Photo courtesy of T2Cruiser's wife Kristin. She takes great pictures.
Where were all the 4x2's? As far as I could tell, I was the only 4x2 in Ouray this year. Sure some of the 4x4 people disparage us but most of íthemí seemed nice or maybe they were excited to possibly see me go off a cliff.
(Start watching at 6:13
This was my first time ever to take it off road unless you consider driving over a front lawn while fleeing from the police as off roading. I didn't even know how to spell 'off road' (thank you Google). I didn't know what to expect or really what to do. I just knew to start the engine and follow the person in front of me. This was fine until I realized the person I was following was going to drive Black Bear in reverse that is reverse gear.
Anyway, here is my story. Most of it is made up because I was too busy trying not to get killed that I hardly remembered any of it. I saw some pictures T2Cruiser's wife Kristin took and I wouldn't have known it was me except for seeing the red FJ. Just so you remember, the only mods I have made are Bilstein 5100s up front, rock sliders and All Terrain tires.
Day 1 Thursday: Imogene
It poured down all night Wednesday and most of Thursday morning so the trail was wet. Black Bear and Ophir were closed due to obstacles which were later cleared.
The trail leader was t2cruiser (Tim) in his 4Runner. Yes, he has abandoned his 4x2 for the easy way out. My wife was with me. Always need a good co-pilot. We were second in line as we were for all our runs (insert joke here). They wanted to keep an eye on us. We think we did pretty well for beginners. We went through water hazards with ease. Only twice did we get bogged down. Not to a point where we needed help from another FJ but just because I zigged when I should have zagged. Both times, I was driving over some rocks when one of my rear wheels lost traction and the tail end started to spin towards the edge of the cliff. We thought we were going to die. But after putting on the brakes and hyperventilating for a few seconds, I got on the CB and said "tell them my story". Really though, Tim and the FJ behind us helped us out. Basically, they had me back up, which was scary in itself when you think you might back up over the cliff if not careful, turn the wheel and go. We then made it. Too bad this was all over the CB. Everyone knew who was causing the problems. I thought they had let the air out of my tires as revenge but then I remember I let the air out. Another termed I learned "air down".
The other parts of the trip were smooth. It consisted of me having my hands at the 10 and 2 position and my wife saying ďdonít look down". Someone behind asked in the CB if I was part billy goat. I guess since I hugged the inner trail.
Our trip ended in Telluride and we took the Last Dollar Highway which is mostly paved. It was worth it.
Day 2 Friday: California Pass and Corkscrew Gulch
The trail leader was Kansas Law Dog (Ken). He drove a stock FJ and demonstrated that a stock FJ is amazing. This time we only needed assistance once. Just didn't make a wide enough turn to get over a boulder. Once again due to hugging the mountain. Baaaaaa. Got out of it the same way: backing up and taking a different angle. The rest of the trip was smooth sailing and we were thankful to have Ken and others with us to provide helpful comments.

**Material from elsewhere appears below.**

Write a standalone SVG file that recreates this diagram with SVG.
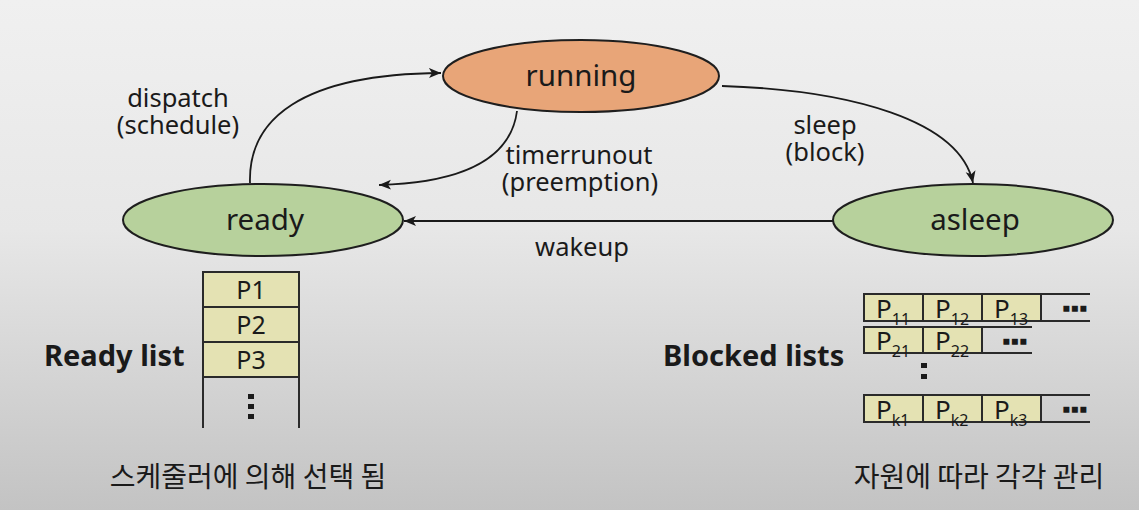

Day 3 Friday: Alpine Loop (Engineer and Cinnamon Pass)
The trail leader was Chris, Land Cruiser Assoc. Chris. I don't remember his handle (that's CB lingo to you amateurs). He of course drove a Land Cruiser. FJ Summit? Anyone? Anyone? jk. To get to the Alpine loop, we had to take part of the same trail for the California Pass and Corkscrew. We came across our nemesis boulder that we met on Day 2 and which had defeated us temporarily. This time we were ready. We brought along dynamite. But due to everyone having electrical mods out the wazoo, there was not a lighter to be found. So I thought, fool me once shame on you, fool me twice over the cliff. We took the proper angle and made it. We were all excited and thought it was smooth sailing the rest of the way through this part of the trail. Little did we know that we would come across two places in the trail that we made the day before but would not make on the first attempt today. Rule number 1: don't always follow the person in front of you. We once again backed up and took a different angle. The rest of the trail was putty in our hands.
That's it. The bottom line is that these trails can be done in a 4x2. Our only problem was inexperience and perhaps a bit of rain/hail. It really had nothing to do with the FJ. We were surprised at how very powerful the vehicle really is. Sure maybe with a 4x4 we would not have had problems, but we saw some 4x4's not make obstacles that we made. Then again, it is more exciting to know that you have a greater chance of going over the side. Why take the easy way out (i.e. 4x4)? If we are able to make it next year, we are going to do the trails without tires. Show those 4x4 people. No really, everyone we met was very supportive of our endeavors and very helpful. Also a really fun group of people to get to know.
Also everyone, don't forget the FJ wave.